**SET PROBLEM**
Take the line containing "Emit a web page", the line containing "22300, 26800, 24100];", and all lines between them, and transcribe them exactly. Leave out pictures.

**DATA LISTING**

+===+

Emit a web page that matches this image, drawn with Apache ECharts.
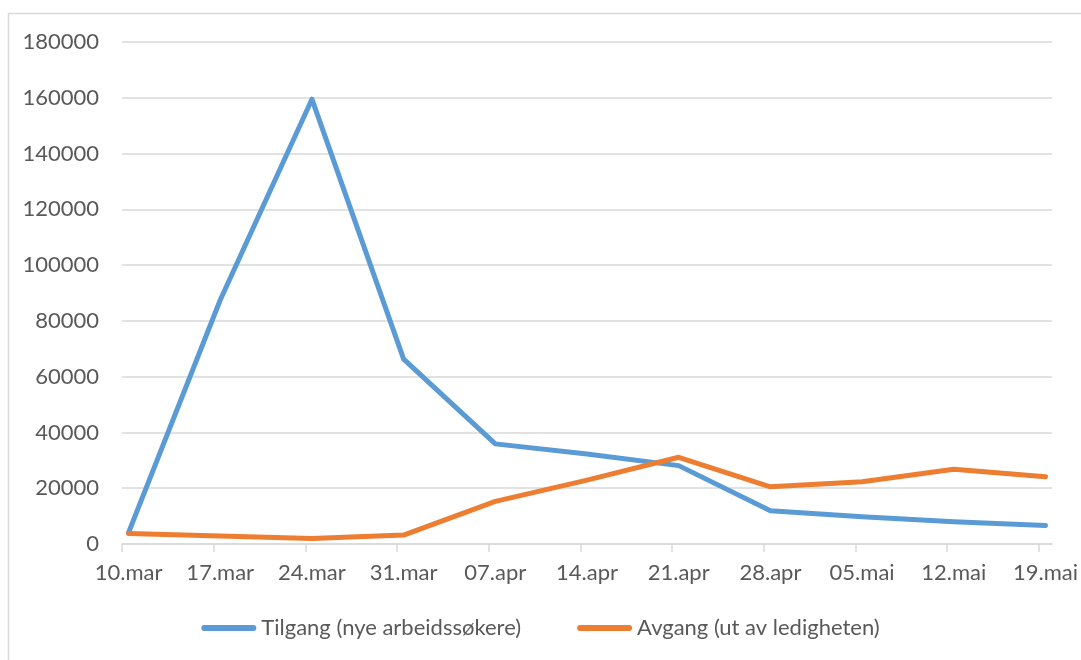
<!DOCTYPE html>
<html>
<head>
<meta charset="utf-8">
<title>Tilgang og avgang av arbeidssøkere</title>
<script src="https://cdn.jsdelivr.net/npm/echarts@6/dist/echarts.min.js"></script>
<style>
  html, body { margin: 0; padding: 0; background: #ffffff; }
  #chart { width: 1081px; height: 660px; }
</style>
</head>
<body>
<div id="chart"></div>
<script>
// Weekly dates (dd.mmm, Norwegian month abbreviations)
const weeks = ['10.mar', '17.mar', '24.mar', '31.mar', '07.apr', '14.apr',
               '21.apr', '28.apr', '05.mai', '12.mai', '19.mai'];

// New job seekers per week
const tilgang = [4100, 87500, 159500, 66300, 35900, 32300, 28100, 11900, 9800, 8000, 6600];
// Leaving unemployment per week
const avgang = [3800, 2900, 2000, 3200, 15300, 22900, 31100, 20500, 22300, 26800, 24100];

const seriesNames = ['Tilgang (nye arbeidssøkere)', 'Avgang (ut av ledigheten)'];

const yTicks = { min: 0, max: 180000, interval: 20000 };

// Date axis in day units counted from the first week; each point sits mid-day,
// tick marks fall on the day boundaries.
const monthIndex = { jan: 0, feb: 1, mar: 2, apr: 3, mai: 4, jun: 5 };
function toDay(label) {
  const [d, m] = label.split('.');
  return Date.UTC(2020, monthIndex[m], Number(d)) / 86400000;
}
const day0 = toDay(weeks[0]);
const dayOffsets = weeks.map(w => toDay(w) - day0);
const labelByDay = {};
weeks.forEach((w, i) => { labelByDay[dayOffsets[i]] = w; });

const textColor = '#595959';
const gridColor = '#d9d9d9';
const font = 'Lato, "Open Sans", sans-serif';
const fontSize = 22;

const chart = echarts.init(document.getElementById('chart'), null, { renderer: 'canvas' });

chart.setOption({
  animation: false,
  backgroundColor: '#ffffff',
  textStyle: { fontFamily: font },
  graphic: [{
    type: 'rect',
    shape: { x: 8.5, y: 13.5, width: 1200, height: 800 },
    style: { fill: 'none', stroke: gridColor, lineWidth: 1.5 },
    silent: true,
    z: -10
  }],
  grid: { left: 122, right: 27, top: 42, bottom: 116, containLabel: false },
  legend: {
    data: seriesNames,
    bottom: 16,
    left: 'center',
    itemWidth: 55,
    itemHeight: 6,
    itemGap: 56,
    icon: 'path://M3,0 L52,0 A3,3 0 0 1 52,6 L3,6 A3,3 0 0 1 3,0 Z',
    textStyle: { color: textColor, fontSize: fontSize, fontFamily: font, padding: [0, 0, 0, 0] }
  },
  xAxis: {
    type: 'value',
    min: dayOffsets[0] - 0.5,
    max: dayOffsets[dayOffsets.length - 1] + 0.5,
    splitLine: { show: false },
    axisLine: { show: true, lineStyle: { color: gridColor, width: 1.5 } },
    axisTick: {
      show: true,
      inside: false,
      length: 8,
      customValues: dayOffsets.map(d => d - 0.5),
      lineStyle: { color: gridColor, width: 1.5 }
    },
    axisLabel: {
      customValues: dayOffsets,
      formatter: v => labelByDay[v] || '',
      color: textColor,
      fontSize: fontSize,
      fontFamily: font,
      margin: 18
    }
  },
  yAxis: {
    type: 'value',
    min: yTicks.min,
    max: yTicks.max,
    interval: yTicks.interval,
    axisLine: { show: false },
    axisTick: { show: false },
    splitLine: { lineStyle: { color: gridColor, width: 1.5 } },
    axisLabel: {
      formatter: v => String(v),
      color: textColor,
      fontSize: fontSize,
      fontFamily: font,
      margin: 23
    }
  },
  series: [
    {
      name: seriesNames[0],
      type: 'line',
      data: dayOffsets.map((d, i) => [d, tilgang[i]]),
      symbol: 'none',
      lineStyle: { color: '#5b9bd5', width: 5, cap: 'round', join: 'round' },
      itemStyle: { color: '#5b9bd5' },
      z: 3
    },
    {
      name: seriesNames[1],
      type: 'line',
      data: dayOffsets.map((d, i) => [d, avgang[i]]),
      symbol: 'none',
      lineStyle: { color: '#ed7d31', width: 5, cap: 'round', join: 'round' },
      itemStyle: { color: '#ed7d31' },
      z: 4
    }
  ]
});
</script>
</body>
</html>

+===+

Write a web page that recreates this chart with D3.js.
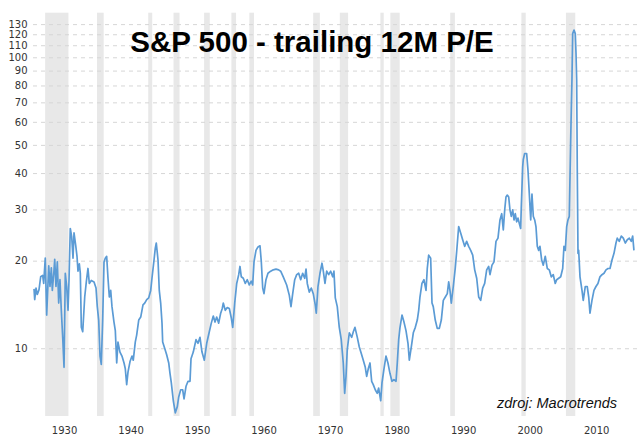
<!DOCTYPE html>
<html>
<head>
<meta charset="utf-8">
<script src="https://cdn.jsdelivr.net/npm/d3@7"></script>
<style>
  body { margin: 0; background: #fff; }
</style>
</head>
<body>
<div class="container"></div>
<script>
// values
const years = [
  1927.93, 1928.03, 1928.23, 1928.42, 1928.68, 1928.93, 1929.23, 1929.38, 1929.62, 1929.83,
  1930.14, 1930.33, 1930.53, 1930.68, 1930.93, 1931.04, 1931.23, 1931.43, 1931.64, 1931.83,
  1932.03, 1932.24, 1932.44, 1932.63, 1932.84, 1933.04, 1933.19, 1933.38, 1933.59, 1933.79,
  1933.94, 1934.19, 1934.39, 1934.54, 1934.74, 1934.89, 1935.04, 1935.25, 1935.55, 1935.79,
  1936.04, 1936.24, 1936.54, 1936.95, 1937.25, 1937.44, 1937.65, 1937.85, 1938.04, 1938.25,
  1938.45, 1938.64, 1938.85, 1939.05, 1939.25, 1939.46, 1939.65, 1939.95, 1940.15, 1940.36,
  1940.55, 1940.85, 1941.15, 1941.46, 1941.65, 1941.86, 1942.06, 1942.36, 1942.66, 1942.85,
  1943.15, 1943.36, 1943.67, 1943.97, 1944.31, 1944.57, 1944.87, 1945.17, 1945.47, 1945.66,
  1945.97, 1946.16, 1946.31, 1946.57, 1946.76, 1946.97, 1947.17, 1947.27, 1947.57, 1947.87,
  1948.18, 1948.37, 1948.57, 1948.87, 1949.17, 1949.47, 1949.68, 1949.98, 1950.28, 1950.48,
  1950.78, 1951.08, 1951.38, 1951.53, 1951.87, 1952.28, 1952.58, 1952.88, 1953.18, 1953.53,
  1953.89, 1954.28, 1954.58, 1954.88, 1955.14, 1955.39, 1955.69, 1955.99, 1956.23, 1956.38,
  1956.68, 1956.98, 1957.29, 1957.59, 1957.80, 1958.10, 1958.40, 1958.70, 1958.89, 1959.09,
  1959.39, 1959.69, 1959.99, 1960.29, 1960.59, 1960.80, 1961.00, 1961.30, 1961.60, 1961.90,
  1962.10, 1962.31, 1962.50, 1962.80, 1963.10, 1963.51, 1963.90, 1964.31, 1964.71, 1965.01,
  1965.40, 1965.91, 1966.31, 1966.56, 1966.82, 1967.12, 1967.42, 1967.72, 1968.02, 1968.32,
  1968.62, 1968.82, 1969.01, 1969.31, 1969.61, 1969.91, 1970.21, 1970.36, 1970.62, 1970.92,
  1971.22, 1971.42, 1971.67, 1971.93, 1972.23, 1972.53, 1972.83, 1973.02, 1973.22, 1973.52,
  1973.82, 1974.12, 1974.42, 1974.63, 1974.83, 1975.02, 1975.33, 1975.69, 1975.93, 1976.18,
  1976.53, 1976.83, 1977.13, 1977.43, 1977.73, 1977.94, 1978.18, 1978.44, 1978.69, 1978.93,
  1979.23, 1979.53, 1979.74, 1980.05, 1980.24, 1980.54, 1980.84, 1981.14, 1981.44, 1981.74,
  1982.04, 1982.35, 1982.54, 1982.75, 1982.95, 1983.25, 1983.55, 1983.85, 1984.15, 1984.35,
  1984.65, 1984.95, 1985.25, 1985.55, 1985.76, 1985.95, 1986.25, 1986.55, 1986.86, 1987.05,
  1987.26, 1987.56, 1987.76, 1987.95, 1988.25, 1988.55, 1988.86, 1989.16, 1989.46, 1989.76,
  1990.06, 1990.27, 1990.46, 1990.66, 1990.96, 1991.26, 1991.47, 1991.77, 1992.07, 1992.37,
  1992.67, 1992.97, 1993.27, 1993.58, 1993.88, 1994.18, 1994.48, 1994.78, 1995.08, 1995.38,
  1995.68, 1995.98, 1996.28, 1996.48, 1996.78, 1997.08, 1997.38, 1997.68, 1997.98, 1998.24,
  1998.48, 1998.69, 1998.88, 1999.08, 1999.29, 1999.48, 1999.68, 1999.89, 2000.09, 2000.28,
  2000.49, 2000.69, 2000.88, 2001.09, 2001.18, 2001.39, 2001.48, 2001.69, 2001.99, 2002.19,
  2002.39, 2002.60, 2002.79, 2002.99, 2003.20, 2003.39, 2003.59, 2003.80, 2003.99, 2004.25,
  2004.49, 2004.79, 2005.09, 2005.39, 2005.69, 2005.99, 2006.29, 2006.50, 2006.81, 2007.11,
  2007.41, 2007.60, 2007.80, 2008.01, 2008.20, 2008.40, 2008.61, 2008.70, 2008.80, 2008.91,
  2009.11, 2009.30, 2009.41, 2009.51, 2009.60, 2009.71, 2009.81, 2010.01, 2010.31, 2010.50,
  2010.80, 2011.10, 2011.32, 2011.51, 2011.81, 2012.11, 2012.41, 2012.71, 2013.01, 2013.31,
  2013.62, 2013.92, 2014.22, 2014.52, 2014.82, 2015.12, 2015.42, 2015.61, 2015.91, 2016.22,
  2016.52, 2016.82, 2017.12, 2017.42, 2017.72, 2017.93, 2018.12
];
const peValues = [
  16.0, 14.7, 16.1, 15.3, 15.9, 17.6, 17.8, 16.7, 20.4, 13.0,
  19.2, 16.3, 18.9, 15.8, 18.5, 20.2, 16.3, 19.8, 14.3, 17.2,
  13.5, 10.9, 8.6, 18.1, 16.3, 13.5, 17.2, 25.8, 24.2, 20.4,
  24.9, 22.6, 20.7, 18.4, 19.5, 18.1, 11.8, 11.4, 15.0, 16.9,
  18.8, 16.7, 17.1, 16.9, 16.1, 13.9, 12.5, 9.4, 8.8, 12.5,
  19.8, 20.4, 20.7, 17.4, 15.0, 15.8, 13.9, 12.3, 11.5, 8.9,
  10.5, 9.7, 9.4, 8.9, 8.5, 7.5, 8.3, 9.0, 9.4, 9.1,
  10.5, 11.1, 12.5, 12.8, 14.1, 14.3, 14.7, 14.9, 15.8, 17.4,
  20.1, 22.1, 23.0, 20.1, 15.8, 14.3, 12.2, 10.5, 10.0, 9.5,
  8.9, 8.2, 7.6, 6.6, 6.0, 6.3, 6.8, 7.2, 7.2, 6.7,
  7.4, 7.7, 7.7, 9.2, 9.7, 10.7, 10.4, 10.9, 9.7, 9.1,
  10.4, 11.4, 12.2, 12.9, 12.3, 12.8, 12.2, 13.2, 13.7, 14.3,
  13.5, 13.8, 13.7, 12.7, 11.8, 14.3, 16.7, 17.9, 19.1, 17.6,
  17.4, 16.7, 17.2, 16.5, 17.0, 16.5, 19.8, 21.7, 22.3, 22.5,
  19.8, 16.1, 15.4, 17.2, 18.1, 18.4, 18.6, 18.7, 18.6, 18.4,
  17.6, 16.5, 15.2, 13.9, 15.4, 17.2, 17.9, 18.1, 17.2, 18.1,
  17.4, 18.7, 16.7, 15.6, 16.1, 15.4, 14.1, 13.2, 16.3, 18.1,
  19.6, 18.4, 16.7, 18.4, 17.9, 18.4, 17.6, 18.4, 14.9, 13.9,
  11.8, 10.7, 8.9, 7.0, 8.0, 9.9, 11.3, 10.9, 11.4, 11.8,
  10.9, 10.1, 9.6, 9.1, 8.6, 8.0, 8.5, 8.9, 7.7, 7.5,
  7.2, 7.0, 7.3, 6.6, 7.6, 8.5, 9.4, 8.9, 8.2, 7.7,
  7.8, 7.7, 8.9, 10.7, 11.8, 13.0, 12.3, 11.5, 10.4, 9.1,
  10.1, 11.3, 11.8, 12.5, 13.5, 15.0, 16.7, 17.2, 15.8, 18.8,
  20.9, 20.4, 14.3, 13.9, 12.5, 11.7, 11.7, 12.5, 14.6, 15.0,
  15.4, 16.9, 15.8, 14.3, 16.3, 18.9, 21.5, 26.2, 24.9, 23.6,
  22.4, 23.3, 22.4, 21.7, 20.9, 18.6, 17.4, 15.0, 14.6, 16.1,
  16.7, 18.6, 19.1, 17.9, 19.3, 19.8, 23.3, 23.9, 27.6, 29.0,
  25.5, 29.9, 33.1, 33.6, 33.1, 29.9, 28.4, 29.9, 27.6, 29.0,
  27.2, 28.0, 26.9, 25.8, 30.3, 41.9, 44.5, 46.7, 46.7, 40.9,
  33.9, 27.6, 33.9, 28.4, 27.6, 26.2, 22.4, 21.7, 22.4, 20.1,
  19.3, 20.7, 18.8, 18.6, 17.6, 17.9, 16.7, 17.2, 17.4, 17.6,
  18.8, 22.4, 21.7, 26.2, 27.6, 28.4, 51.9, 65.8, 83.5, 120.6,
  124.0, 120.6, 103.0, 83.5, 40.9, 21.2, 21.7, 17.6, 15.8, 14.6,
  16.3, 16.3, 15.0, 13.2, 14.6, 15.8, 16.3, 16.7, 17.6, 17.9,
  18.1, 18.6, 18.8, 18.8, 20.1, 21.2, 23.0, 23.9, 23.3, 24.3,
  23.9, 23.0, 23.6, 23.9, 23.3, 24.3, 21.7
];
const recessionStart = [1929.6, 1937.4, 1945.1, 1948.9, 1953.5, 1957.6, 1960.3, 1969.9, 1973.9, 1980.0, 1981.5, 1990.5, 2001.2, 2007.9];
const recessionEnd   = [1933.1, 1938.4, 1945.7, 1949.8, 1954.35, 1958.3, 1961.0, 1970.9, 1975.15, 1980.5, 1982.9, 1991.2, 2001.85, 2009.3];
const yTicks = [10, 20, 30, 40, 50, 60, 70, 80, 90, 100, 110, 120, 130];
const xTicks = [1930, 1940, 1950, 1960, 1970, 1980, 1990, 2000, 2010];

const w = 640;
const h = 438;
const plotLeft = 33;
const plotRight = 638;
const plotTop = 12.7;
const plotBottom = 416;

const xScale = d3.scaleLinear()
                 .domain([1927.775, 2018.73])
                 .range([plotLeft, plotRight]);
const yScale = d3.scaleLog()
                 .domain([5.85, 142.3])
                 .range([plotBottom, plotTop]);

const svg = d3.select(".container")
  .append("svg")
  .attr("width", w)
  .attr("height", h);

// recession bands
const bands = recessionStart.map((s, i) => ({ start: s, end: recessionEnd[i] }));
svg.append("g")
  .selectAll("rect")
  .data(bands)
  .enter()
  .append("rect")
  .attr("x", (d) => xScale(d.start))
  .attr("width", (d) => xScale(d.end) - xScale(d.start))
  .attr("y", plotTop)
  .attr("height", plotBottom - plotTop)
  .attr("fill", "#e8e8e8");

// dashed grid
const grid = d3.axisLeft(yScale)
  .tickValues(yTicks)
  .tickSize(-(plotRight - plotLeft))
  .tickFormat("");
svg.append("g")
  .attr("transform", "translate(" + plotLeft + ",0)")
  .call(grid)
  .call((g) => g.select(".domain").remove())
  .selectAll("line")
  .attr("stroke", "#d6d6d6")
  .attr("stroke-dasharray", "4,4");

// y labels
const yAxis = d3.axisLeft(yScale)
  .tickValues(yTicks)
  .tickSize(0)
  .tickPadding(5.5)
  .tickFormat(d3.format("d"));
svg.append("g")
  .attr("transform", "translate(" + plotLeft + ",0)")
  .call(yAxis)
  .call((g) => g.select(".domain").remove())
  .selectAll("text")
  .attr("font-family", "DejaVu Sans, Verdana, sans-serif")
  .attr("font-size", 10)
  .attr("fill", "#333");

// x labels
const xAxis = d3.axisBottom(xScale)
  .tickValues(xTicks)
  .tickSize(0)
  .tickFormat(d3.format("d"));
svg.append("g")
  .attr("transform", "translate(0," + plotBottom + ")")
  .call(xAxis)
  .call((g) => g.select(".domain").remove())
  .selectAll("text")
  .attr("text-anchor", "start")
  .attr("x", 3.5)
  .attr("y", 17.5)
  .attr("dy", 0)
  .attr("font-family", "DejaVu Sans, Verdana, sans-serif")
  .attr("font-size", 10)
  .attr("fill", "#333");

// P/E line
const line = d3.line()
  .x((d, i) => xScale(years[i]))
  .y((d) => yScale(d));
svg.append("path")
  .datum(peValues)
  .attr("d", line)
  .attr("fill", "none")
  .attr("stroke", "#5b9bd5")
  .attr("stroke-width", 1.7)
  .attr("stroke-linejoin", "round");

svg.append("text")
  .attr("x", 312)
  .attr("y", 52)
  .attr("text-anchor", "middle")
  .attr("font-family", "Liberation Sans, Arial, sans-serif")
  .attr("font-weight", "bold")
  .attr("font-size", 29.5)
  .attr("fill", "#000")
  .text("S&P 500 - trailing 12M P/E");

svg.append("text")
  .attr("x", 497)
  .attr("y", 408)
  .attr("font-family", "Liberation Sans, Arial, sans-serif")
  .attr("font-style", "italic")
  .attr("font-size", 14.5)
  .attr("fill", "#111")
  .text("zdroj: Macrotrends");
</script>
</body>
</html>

+===+

**IN RESPONSE**
Emit a web page that matches this image, drawn with Apache ECharts.
<!DOCTYPE html>
<html>
<head>
<meta charset="utf-8">
<title>Tilgang og avgang av arbeidssøkere</title>
<script src="https://cdn.jsdelivr.net/npm/echarts@6/dist/echarts.min.js"></script>
<style>
  html, body { margin: 0; padding: 0; background: #ffffff; }
  #chart { width: 1081px; height: 660px; }
</style>
</head>
<body>
<div id="chart"></div>
<script>
// Weekly dates (dd.mmm, Norwegian month abbreviations)
const weeks = ['10.mar', '17.mar', '24.mar', '31.mar', '07.apr', '14.apr',
               '21.apr', '28.apr', '05.mai', '12.mai', '19.mai'];

// New job seekers per week
const tilgang = [4100, 87500, 159500, 66300, 35900, 32300, 28100, 11900, 9800, 8000, 6600];
// Leaving unemployment per week
const avgang = [3800, 2900, 2000, 3200, 15300, 22900, 31100, 20500, 22300, 26800, 24100];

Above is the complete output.